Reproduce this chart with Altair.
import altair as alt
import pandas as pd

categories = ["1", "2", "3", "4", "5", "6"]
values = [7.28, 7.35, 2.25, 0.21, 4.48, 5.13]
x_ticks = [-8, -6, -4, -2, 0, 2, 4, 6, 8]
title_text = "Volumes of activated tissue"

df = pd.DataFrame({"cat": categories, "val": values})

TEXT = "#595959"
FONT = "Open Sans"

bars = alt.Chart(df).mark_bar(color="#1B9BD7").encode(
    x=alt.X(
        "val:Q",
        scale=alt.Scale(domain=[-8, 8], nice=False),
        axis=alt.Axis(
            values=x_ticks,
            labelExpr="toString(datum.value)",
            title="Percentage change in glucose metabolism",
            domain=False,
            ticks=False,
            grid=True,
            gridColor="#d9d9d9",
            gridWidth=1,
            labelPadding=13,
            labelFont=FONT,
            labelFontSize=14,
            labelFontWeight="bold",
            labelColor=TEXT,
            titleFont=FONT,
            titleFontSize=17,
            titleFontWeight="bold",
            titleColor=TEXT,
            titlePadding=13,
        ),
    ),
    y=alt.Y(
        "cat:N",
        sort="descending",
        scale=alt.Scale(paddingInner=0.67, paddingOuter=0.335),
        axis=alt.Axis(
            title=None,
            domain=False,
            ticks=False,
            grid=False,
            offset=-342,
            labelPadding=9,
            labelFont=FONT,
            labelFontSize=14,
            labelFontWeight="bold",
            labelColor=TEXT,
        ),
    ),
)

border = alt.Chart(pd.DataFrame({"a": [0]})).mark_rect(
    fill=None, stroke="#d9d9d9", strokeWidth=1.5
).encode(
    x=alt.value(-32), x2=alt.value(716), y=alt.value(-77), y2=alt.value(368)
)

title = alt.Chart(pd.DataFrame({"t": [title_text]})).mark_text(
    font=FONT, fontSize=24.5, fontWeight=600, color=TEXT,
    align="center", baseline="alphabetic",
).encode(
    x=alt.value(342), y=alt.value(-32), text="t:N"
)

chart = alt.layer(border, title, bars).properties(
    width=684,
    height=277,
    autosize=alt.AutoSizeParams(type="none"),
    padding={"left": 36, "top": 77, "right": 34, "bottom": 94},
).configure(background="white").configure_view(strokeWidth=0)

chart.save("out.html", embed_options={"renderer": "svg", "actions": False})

────────

| Given instruction |
Give every line of the material again, exactly as it reads.

| Written response |
Reproduce this chart with Altair.
import altair as alt
import pandas as pd

categories = ["1", "2", "3", "4", "5", "6"]
values = [7.28, 7.35, 2.25, 0.21, 4.48, 5.13]
x_ticks = [-8, -6, -4, -2, 0, 2, 4, 6, 8]
title_text = "Volumes of activated tissue"

df = pd.DataFrame({"cat": categories, "val": values})

TEXT = "#595959"
FONT = "Open Sans"

bars = alt.Chart(df).mark_bar(color="#1B9BD7").encode(
    x=alt.X(
        "val:Q",
        scale=alt.Scale(domain=[-8, 8], nice=False),
        axis=alt.Axis(
            values=x_ticks,
            labelExpr="toString(datum.value)",
            title="Percentage change in glucose metabolism",
            domain=False,
            ticks=False,
            grid=True,
            gridColor="#d9d9d9",
            gridWidth=1,
            labelPadding=13,
            labelFont=FONT,
            labelFontSize=14,
            labelFontWeight="bold",
            labelColor=TEXT,
            titleFont=FONT,
            titleFontSize=17,
            titleFontWeight="bold",
            titleColor=TEXT,
            titlePadding=13,
        ),
    ),
    y=alt.Y(
        "cat:N",
        sort="descending",
        scale=alt.Scale(paddingInner=0.67, paddingOuter=0.335),
        axis=alt.Axis(
            title=None,
            domain=False,
            ticks=False,
            grid=False,
            offset=-342,
            labelPadding=9,
            labelFont=FONT,
            labelFontSize=14,
            labelFontWeight="bold",
            labelColor=TEXT,
        ),
    ),
)

border = alt.Chart(pd.DataFrame({"a": [0]})).mark_rect(
    fill=None, stroke="#d9d9d9", strokeWidth=1.5
).encode(
    x=alt.value(-32), x2=alt.value(716), y=alt.value(-77), y2=alt.value(368)
)

title = alt.Chart(pd.DataFrame({"t": [title_text]})).mark_text(
    font=FONT, fontSize=24.5, fontWeight=600, color=TEXT,
    align="center", baseline="alphabetic",
).encode(
    x=alt.value(342), y=alt.value(-32), text="t:N"
)

chart = alt.layer(border, title, bars).properties(
    width=684,
    height=277,
    autosize=alt.AutoSizeParams(type="none"),
    padding={"left": 36, "top": 77, "right": 34, "bottom": 94},
).configure(background="white").configure_view(strokeWidth=0)

chart.save("out.html", embed_options={"renderer": "svg", "actions": False})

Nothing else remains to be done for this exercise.